Interestingly enough, after three years of ignoring
The Strong Buzz, and after much irreverence towards the
New York Times on Ms Strong’s part,
Florence Fabricant, a regular
New York Times food section contributor, casually linked her column to the site yesterday. Perhaps she doesn’t care for Mr Wells either and wanted to make sure Strong’s outburst received maximum attention. Or perhaps it was just a coincidence.
Where I believe Mr. Wells missed the mark was is in his instance that there is a wrong or a right way to present a blog and that there should be some sort of accepted standard (his) for what comprises a superior one. Well, even if there was one, who would that serve? Unlike the more traditional venues, the beauty of blogs, and some would say their horror, is in their very nature as a form of personal dialogue. Like the guy muttering at the back of the bus, you may be a blogger holding court with an audience of one, or you may be attracting the eyeballs of the crowd. But unless you are selling banner ads, who needs the justification of numbers – or rules for that matter?
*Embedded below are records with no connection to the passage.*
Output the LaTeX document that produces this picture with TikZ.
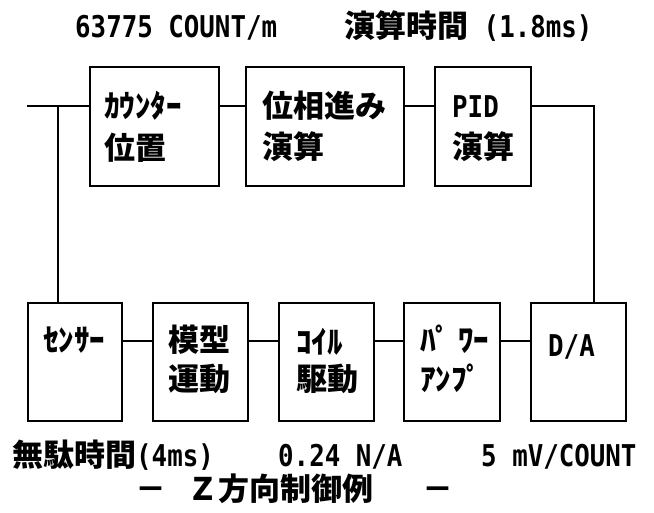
\documentclass[tikz,border=0pt]{standalone}
\usepackage{fontspec}
\newfontfamily\cjkf{Noto Sans CJK JP}
\newfontfamily\ascf[FakeStretch=0.86]{DejaVu Sans Mono}
\newcommand\J[1]{{\cjkf\bfseries\fontsize{31pt}{31pt}\selectfont #1}}
\newcommand\A[1]{{\ascf\bfseries\fontsize{30pt}{30pt}\selectfont #1}}
\tikzset{
  blk/.style={draw, line width=1.9pt, inner sep=0pt, anchor=north west},
  lbl/.style={inner sep=0pt, anchor=base west},
  wire/.style={line width=1.5pt},
}
\begin{document}
\begin{tikzpicture}[x=1pt,y=-1pt]
\useasboundingbox (0,0) rectangle (654,513);
% titles
\node[lbl] (ti1) at (75,38) {\A{63775 COUNT/m}};
\node[lbl] (ti2) at (344,38) {\J{演算時間}\A{\ (1.8ms)}};
% top row
\node[blk, minimum width=129pt, minimum height=119pt] (b1) at (89,66) {};
\node[blk, minimum width=158pt, minimum height=119pt] (b2) at (245,66) {};
\node[blk, minimum width=96pt,  minimum height=119pt] (b3) at (434,66) {};
\node[lbl] (t1a) at (104,118) {\J{ｶｳﾝﾀｰ}};
\node[lbl] (t1b) at (104,160) {\J{位置}};
\node[lbl] (t2a) at (262,118) {\J{位相進み}};
\node[lbl] (t2b) at (262,159) {\J{演算}};
\node[lbl] (t3a) at (452,118) {\A{PID}};
\node[lbl] (t3b) at (452,159) {\J{演算}};
% bottom row
\node[blk, minimum width=94pt, minimum height=118pt] (s1) at (27,302) {};
\node[blk, minimum width=95pt, minimum height=118pt] (s2) at (152,302) {};
\node[blk, minimum width=95pt, minimum height=118pt] (s3) at (278,302) {};
\node[blk, minimum width=96pt, minimum height=118pt] (s4) at (403,302) {};
\node[blk, minimum width=95pt, minimum height=118pt] (s5) at (530,302) {};
\node[lbl] (u1a) at (43,352) {\J{ｾﾝｻｰ}};
\node[lbl] (u2a) at (168,352) {\J{模型}};
\node[lbl] (u2b) at (168,390) {\J{運動}};
\node[lbl] (u3a) at (296,354) {\J{ｺｲﾙ}};
\node[lbl] (u3b) at (296,391) {\J{駆動}};
\node[lbl] (u4a) at (420,352) {\J{ﾊﾟ ﾜｰ}};
\node[lbl] (u4b) at (420,391) {\J{ｱﾝﾌﾟ}};
\node[lbl] (u5a) at (548,357) {\A{D/A}};
% bottom texts
\node[lbl] (n1) at (12,466) {\J{無駄時間}\A{(4ms)}};
\node[lbl] (n2) at (278,466) {\A{0.24 N/A}};
\node[lbl] (n3) at (481,466) {\A{5 mV/COUNT}};
\node[lbl] (cap) at (135,500) {\J{－\hspace{21pt}Ｚ方向制御例\hspace{49pt}－}};
% connectors
\coordinate (h1) at (0,106);
\coordinate (h2) at (0,341);
\coordinate (in) at (27,106);
\coordinate (jL) at (58,106);
\coordinate (jR) at (594,106);
\draw[wire] (in) -- (b1.west |- h1);
\draw[wire] (b1.east |- h1) -- (b2.west |- h1);
\draw[wire] (b2.east |- h1) -- (b3.west |- h1);
\draw[wire] (b3.east |- h1) -- (jR) -- (jR |- s5.north);
\draw[wire] (jL) -- (jL |- s1.north);
\draw[wire] (s1.east |- h2) -- (s2.west |- h2);
\draw[wire] (s2.east |- h2) -- (s3.west |- h2);
\draw[wire] (s3.east |- h2) -- (s4.west |- h2);
\draw[wire] (s4.east |- h2) -- (s5.west |- h2);
\end{tikzpicture}
\end{document}
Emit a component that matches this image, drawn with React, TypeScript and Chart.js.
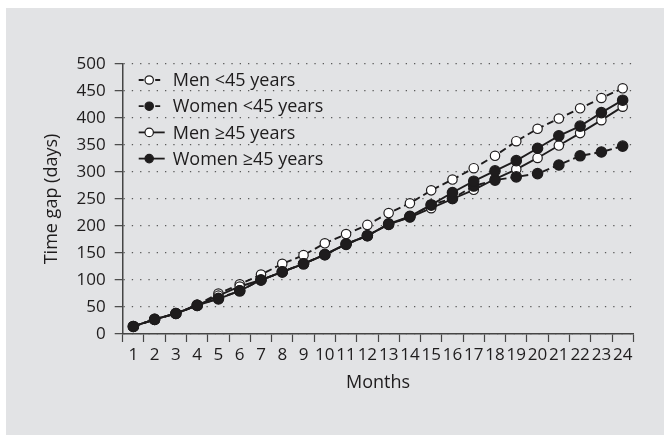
import React, { useEffect, useRef } from "react";
import { Chart, registerables } from "chart.js";

Chart.register(...registerables);

const months = ["1", "2", "3", "4", "5", "6", "7", "8", "9", "10", "11", "12", "13", "14", "15", "16", "17", "18", "19", "20", "21", "22", "23", "24"];
const menUnder45 = [14, 27, 38, 54, 75, 92, 110, 130, 146, 168, 185, 202, 224, 242, 266, 286, 307, 330, 357, 380, 399, 418, 437, 455];
const womenUnder45 = [14, 27, 38, 53, 66, 80, 100, 115, 130, 147, 166, 182, 203, 217, 239, 251, 274, 285, 291, 297, 313, 330, 337, 348];
const menOver45 = [14, 27, 38, 53, 71, 88, 100, 115, 130, 147, 166, 182, 203, 216, 233, 250, 267, 287, 305, 326, 349, 372, 396, 421];
const womenOver45 = [14, 27, 38, 53, 65, 80, 100, 115, 130, 147, 167, 182, 204, 218, 239, 262, 283, 302, 321, 344, 367, 385, 410, 433];
const yTicks = [0, 50, 100, 150, 200, 250, 300, 350, 400, 450, 500];
const seriesNames = ["Men <45 years", "Women <45 years", "Men \u226545 years", "Women \u226545 years"];
const seriesDashed = [true, true, false, false];
const seriesFilled = [false, true, false, true];

const INK = "#1e1c1d";
const AXIS = "#454545";
const GRID = "#5a5a5a";
const FONT = "'Open Sans', 'Noto Sans', sans-serif";

const legendPlugin = {
  id: "insideLegend",
  afterDraw(chart: any) {
    const ctx = chart.ctx as CanvasRenderingContext2D;
    const { left, top } = chart.chartArea;
    ctx.save();
    ctx.font = `18px ${FONT}`;
    ctx.textBaseline = "middle";
    ctx.textAlign = "left";
    seriesNames.forEach((name, i) => {
      const cy = top + 16 + i * 26.2;
      const x0 = left + 16;
      const cx = left + 26.5;
      ctx.strokeStyle = INK;
      ctx.lineWidth = 1.8;
      ctx.setLineDash([]);
      ctx.beginPath();
      if (seriesDashed[i]) {
        ctx.moveTo(x0, cy);
        ctx.lineTo(x0 + 5, cy);
        ctx.moveTo(cx + 6, cy);
        ctx.lineTo(cx + 11, cy);
      } else {
        ctx.moveTo(x0, cy);
        ctx.lineTo(x0 + 26, cy);
      }
      ctx.stroke();
      ctx.beginPath();
      ctx.arc(cx, cy, 4.2, 0, Math.PI * 2);
      ctx.fillStyle = seriesFilled[i] ? INK : "#ffffff";
      ctx.fill();
      ctx.lineWidth = 1.2;
      ctx.stroke();
      ctx.fillStyle = INK;
      ctx.fillText(name, left + 50, cy + 1);
    });
    ctx.restore();
  },
};

export default function App() {
  const ref = useRef<HTMLCanvasElement | null>(null);

  useEffect(() => {
    if (!ref.current) return;
    const mk = (i: number, data: number[], order: number) => ({
      label: seriesNames[i],
      data,
      order,
      borderColor: INK,
      borderWidth: 1.9,
      borderDash: seriesDashed[i] ? [7, 4] : [],
      pointRadius: seriesFilled[i] ? 5.2 : 4.7,
      pointBorderWidth: 1.2,
      pointBackgroundColor: seriesFilled[i] ? INK : "#ffffff",
      pointBorderColor: INK,
      pointStyle: "circle",
      fill: false,
      tension: 0,
    });
    const datasets = [
      mk(0, menUnder45, 4),
      mk(1, womenUnder45, 2),
      mk(2, menOver45, 3),
      mk(3, womenOver45, 1),
    ];
    const chart = new Chart(ref.current, {
      type: "line",
      data: { labels: months, datasets: datasets as any },
      plugins: [legendPlugin],
      options: {
        animation: false,
        responsive: false,
        maintainAspectRatio: false,
        layout: { padding: { top: 56, right: 30.7, left: 0, bottom: 0 } },
        plugins: {
          tooltip: { enabled: false },
          legend: { display: false },
        },
        scales: {
          x: {
            type: "category",
            offset: true,
            grid: {
              offset: true,
              drawOnChartArea: false,
              drawTicks: true,
              tickLength: 8,
              tickColor: AXIS,
              tickWidth: 1.2,
              color: AXIS,
            },
            border: { color: AXIS, width: 1.5 },
            ticks: {
              autoSkip: false,
              maxRotation: 0,
              minRotation: 0,
              color: INK,
              padding: 3,
              font: { family: FONT, size: 17 },
            },
            title: {
              display: true,
              text: "Months",
              color: INK,
              font: { family: FONT, size: 18 },
              padding: { top: 0, bottom: 41 },
            },
            afterFit: (s: any) => {
              s.height = 101;
            },
          },
          y: {
            type: "linear",
            min: 0,
            max: 500,
            afterBuildTicks: (s: any) => {
              s.ticks = yTicks.map((v) => ({ value: v }));
            },
            grid: {
              color: GRID,
              lineWidth: 1.3,
              drawTicks: true,
              tickLength: 8,
              tickColor: AXIS,
              tickWidth: 1.2,
            },
            border: { color: AXIS, width: 1.5, dash: [1.3, 7], dashOffset: 0 },
            ticks: {
              color: INK,
              padding: 9,
              font: { family: FONT, size: 17 },
            },
            title: {
              display: true,
              text: "Time gap (days)",
              color: INK,
              font: { family: FONT, size: 18 },
              padding: { top: 35, bottom: 0 },
            },
            afterFit: (s: any) => {
              s.width = 116.7;
            },
          },
        },
      } as any,
    });
    return () => chart.destroy();
  }, []);

  return (
    <div
      style={{
        position: "absolute",
        left: 6,
        top: 8,
        width: 658,
        height: 427,
        background: "#e2e3e5",
      }}
    >
      <canvas ref={ref} width={658} height={427} style={{ display: "block", width: 658, height: 427 }} />
    </div>
  );
}
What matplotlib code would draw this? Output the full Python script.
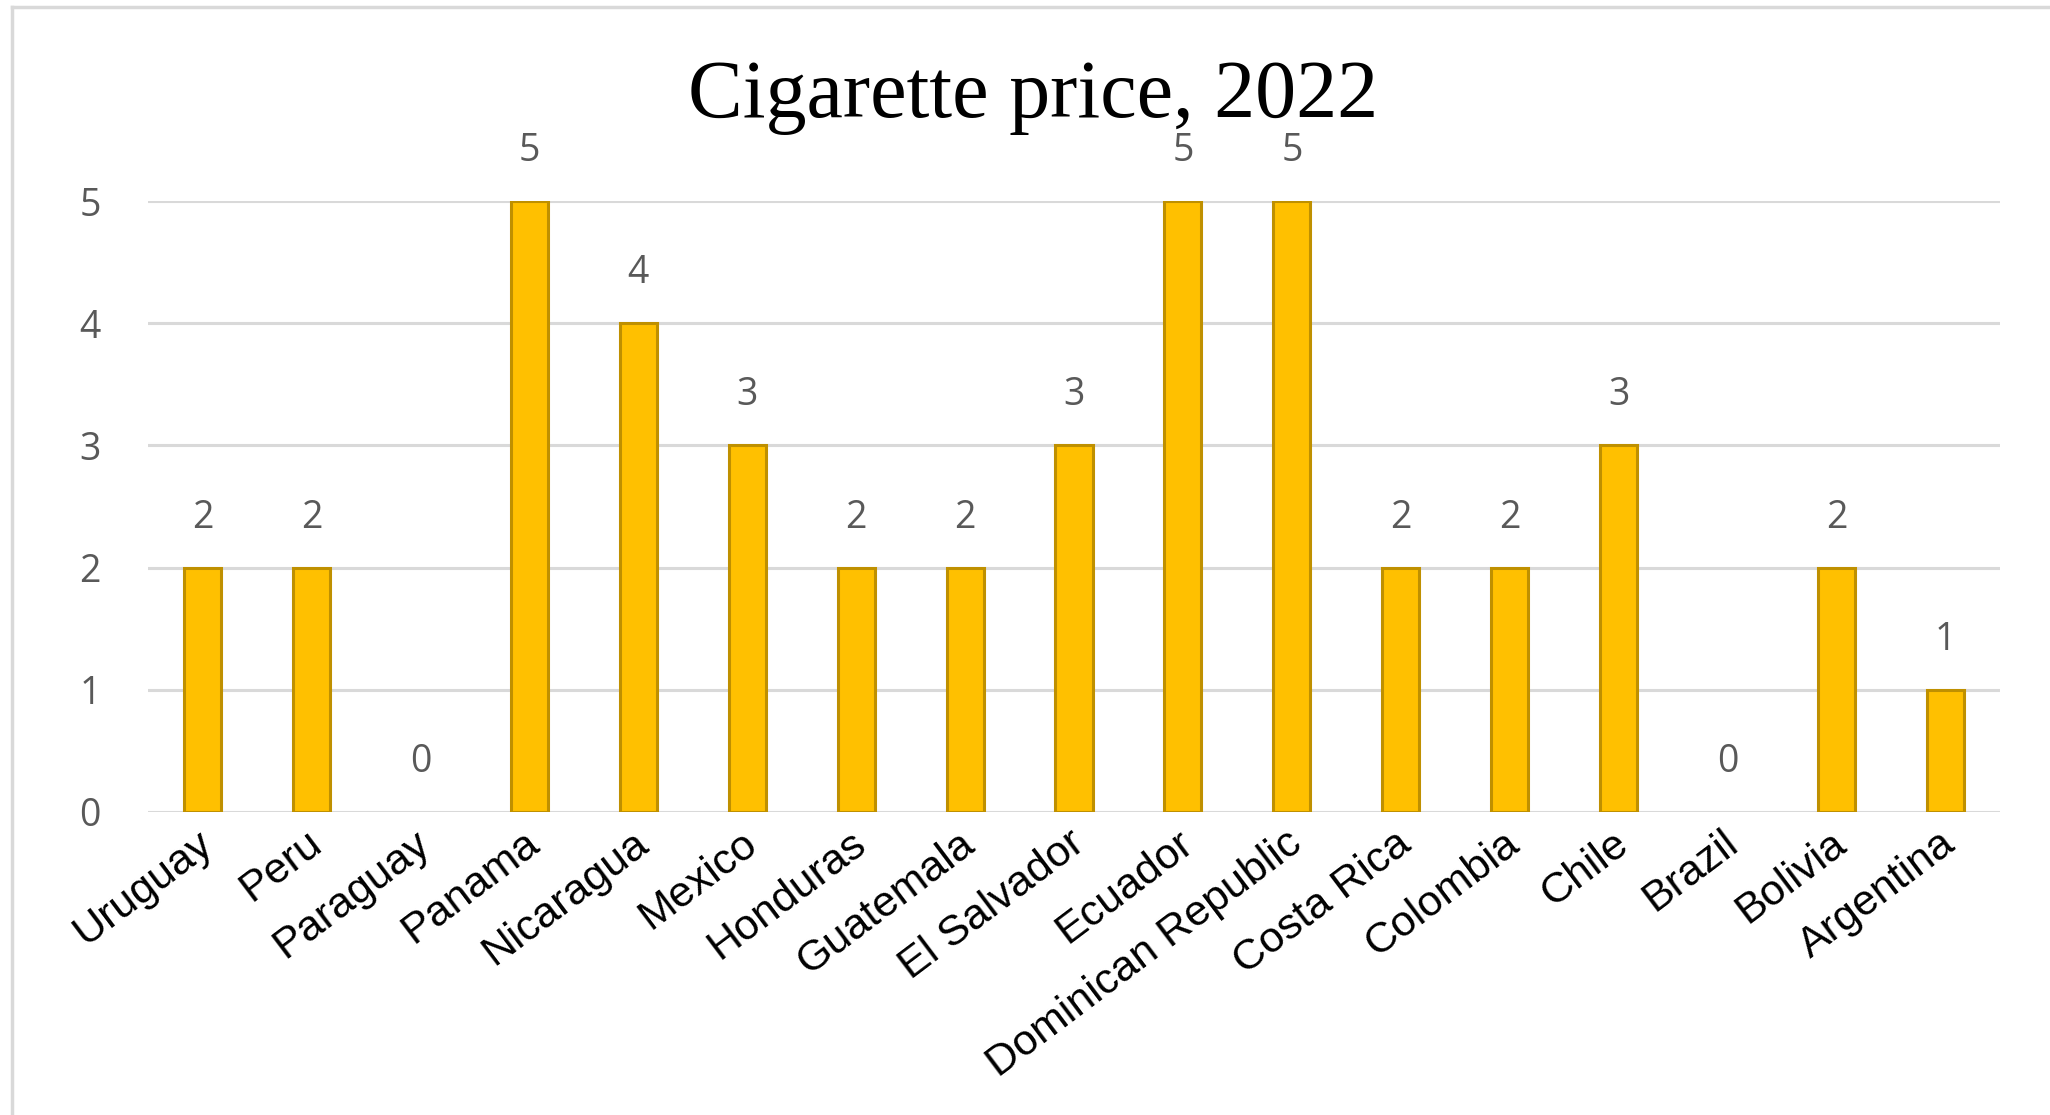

Setting aside your blogger’s responsibility in matters of accuracy, legality, or social consideration, if only five people validate your blog with their mouse clicks and that is enough to justify the investment of time and resources to you, then who else has cause to play arbitrator.
The natural laws of supply and demand are thwarted and artificially regulated in so many other areas (take our provincial liquor laws, for example), can we not afford to let the blogosphere go free range even if all it does is wander about and lay eggs?